- _AIM OF THE TASK_
Copy the data below exactly.
__________
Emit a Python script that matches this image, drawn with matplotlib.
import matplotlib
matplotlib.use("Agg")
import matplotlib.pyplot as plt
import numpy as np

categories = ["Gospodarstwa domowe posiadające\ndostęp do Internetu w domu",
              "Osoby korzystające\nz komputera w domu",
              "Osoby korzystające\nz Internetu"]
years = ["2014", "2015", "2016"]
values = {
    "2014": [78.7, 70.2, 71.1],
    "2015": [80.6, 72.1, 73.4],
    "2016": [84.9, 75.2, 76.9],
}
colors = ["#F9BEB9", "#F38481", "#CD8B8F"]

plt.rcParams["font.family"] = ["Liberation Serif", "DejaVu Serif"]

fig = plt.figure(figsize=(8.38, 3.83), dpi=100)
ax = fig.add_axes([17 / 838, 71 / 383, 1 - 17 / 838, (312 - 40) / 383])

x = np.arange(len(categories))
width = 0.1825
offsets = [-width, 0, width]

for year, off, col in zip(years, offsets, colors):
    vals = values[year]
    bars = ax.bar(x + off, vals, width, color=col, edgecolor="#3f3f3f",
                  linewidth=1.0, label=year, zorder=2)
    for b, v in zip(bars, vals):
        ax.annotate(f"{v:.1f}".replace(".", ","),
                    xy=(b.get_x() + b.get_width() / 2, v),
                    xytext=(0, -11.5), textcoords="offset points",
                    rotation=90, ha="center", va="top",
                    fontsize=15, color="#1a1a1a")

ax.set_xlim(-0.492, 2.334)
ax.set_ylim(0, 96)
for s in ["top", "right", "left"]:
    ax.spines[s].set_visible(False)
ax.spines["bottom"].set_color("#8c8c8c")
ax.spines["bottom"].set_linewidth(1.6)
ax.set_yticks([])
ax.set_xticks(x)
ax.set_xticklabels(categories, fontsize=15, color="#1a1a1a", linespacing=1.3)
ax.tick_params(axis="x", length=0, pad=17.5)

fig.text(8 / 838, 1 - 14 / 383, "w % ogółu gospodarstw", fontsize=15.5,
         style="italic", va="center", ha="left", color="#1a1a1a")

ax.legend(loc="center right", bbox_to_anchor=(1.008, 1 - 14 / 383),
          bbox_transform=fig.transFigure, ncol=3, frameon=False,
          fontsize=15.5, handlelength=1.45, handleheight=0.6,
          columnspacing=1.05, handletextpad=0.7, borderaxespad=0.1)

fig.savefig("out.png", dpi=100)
__________
- _PROBLEM SOLUTION_
Emit a Python script that matches this image, drawn with matplotlib.
import matplotlib
matplotlib.use("Agg")
import matplotlib.pyplot as plt
import numpy as np

categories = ["Gospodarstwa domowe posiadające\ndostęp do Internetu w domu",
              "Osoby korzystające\nz komputera w domu",
              "Osoby korzystające\nz Internetu"]
years = ["2014", "2015", "2016"]
values = {
    "2014": [78.7, 70.2, 71.1],
    "2015": [80.6, 72.1, 73.4],
    "2016": [84.9, 75.2, 76.9],
}
colors = ["#F9BEB9", "#F38481", "#CD8B8F"]

plt.rcParams["font.family"] = ["Liberation Serif", "DejaVu Serif"]

fig = plt.figure(figsize=(8.38, 3.83), dpi=100)
ax = fig.add_axes([17 / 838, 71 / 383, 1 - 17 / 838, (312 - 40) / 383])

x = np.arange(len(categories))
width = 0.1825
offsets = [-width, 0, width]

for year, off, col in zip(years, offsets, colors):
    vals = values[year]
    bars = ax.bar(x + off, vals, width, color=col, edgecolor="#3f3f3f",
                  linewidth=1.0, label=year, zorder=2)
    for b, v in zip(bars, vals):
        ax.annotate(f"{v:.1f}".replace(".", ","),
                    xy=(b.get_x() + b.get_width() / 2, v),
                    xytext=(0, -11.5), textcoords="offset points",
                    rotation=90, ha="center", va="top",
                    fontsize=15, color="#1a1a1a")

ax.set_xlim(-0.492, 2.334)
ax.set_ylim(0, 96)
for s in ["top", "right", "left"]:
    ax.spines[s].set_visible(False)
ax.spines["bottom"].set_color("#8c8c8c")
ax.spines["bottom"].set_linewidth(1.6)
ax.set_yticks([])
ax.set_xticks(x)
ax.set_xticklabels(categories, fontsize=15, color="#1a1a1a", linespacing=1.3)
ax.tick_params(axis="x", length=0, pad=17.5)

fig.text(8 / 838, 1 - 14 / 383, "w % ogółu gospodarstw", fontsize=15.5,
         style="italic", va="center", ha="left", color="#1a1a1a")

ax.legend(loc="center right", bbox_to_anchor=(1.008, 1 - 14 / 383),
          bbox_transform=fig.transFigure, ncol=3, frameon=False,
          fontsize=15.5, handlelength=1.45, handleheight=0.6,
          columnspacing=1.05, handletextpad=0.7, borderaxespad=0.1)

fig.savefig("out.png", dpi=100)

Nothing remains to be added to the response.